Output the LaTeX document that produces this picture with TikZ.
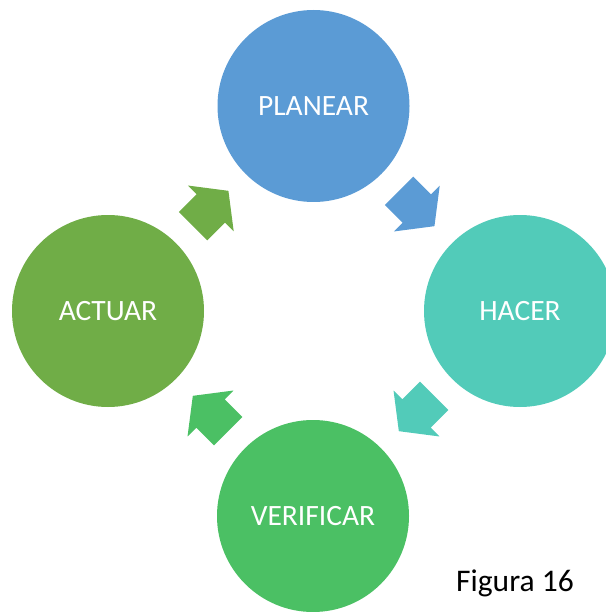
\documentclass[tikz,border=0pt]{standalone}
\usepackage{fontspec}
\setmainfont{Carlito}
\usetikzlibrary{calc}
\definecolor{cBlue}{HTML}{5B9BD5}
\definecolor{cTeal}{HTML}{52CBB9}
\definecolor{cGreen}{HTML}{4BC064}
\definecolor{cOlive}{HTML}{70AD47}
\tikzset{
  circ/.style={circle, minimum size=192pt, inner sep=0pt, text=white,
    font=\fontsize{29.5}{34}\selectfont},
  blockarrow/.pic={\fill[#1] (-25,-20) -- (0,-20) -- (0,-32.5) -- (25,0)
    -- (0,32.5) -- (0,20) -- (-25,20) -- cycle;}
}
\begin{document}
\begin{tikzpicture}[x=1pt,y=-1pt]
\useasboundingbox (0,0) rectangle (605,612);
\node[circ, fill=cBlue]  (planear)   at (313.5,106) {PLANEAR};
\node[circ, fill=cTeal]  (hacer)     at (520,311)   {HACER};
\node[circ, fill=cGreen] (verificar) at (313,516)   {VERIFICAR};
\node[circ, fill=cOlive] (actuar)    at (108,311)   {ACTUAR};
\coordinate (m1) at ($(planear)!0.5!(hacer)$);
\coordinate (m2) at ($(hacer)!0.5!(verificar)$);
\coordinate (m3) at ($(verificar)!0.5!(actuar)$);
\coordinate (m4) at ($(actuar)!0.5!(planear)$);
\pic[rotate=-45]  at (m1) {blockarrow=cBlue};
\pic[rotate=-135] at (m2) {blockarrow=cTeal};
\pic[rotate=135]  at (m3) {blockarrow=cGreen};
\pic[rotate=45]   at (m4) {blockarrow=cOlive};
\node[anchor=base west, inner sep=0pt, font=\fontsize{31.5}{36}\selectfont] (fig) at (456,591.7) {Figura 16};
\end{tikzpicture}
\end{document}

* Short problem *
Without including any pictures, reproduce the listing exactly.

* Solution to this problem *
Output the LaTeX document that produces this picture with TikZ.
\documentclass[tikz,border=0pt]{standalone}
\usepackage{fontspec}
\setmainfont{Carlito}
\usetikzlibrary{calc}
\definecolor{cBlue}{HTML}{5B9BD5}
\definecolor{cTeal}{HTML}{52CBB9}
\definecolor{cGreen}{HTML}{4BC064}
\definecolor{cOlive}{HTML}{70AD47}
\tikzset{
  circ/.style={circle, minimum size=192pt, inner sep=0pt, text=white,
    font=\fontsize{29.5}{34}\selectfont},
  blockarrow/.pic={\fill[#1] (-25,-20) -- (0,-20) -- (0,-32.5) -- (25,0)
    -- (0,32.5) -- (0,20) -- (-25,20) -- cycle;}
}
\begin{document}
\begin{tikzpicture}[x=1pt,y=-1pt]
\useasboundingbox (0,0) rectangle (605,612);
\node[circ, fill=cBlue]  (planear)   at (313.5,106) {PLANEAR};
\node[circ, fill=cTeal]  (hacer)     at (520,311)   {HACER};
\node[circ, fill=cGreen] (verificar) at (313,516)   {VERIFICAR};
\node[circ, fill=cOlive] (actuar)    at (108,311)   {ACTUAR};
\coordinate (m1) at ($(planear)!0.5!(hacer)$);
\coordinate (m2) at ($(hacer)!0.5!(verificar)$);
\coordinate (m3) at ($(verificar)!0.5!(actuar)$);
\coordinate (m4) at ($(actuar)!0.5!(planear)$);
\pic[rotate=-45]  at (m1) {blockarrow=cBlue};
\pic[rotate=-135] at (m2) {blockarrow=cTeal};
\pic[rotate=135]  at (m3) {blockarrow=cGreen};
\pic[rotate=45]   at (m4) {blockarrow=cOlive};
\node[anchor=base west, inner sep=0pt, font=\fontsize{31.5}{36}\selectfont] (fig) at (456,591.7) {Figura 16};
\end{tikzpicture}
\end{document}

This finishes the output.